Quality 6: Social Cohesion and Leadership
What it means: Demonstrated ability to work with people from diverse backgrounds — different castes, religions, regions, languages, professions — and to inspire confidence and collective action.
How it maps to civil service duty: A DM conducting relief operations after a cyclone must coordinate police, NDRF, district administration, NGOs, media, and elected representatives — often simultaneously, under stress. Leadership in diverse, hierarchically flat situations is the civil servant's core operating environment.
What the board looks for: Has this candidate led anything? A student body, an NGO, a district project, a sports team? How did they handle conflict within the team? How do they talk about colleagues — with respect, with understanding of different motivations?
Quality 7: Intellectual and Moral Integrity
What it means: Honesty in admitting ignorance; consistency between stated values and demonstrated behaviour; resistance to the temptation to bluff.
How it maps to civil service duty: An IAS officer who tells a minister a policy will work when it won't; who presents fabricated data in a note; who bluffs through a parliamentary committee hearing — these failures of integrity have documented, large-scale consequences.
HIGH-scoring response: "I don't know the exact figure for that. I know the order of magnitude is around [X], but I wouldn't want to cite a wrong number. I can reason through it from first principles if that helps."
LOW-scoring response: Confidently stating an incorrect fact and then doubling down when the board expresses doubt.

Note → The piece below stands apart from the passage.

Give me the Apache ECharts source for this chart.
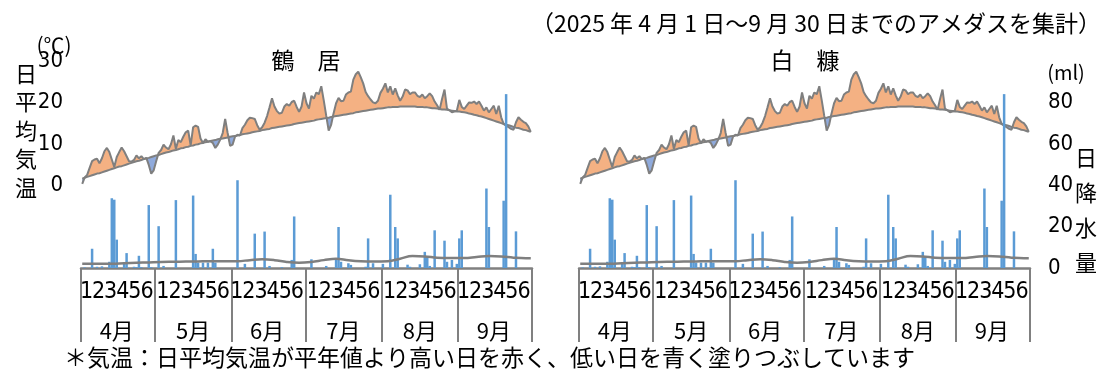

Which quality matters most? Toppers consistently identify intellectual and moral integrity as the quality that most differentiates high-scorers. The board tests it precisely by asking questions on which the candidate is likely to be uncertain — to see whether they bluff or admit ignorance gracefully.
Mentor Tip
The board does not follow a rigid checklist or scoring rubric for each quality — assessment is holistic across the 25 to 45 minute interaction. Prepare not by memorising answers to likely questions, but by building the underlying habits: reading broadly, forming considered opinions, and practising intellectual honesty in mock settings.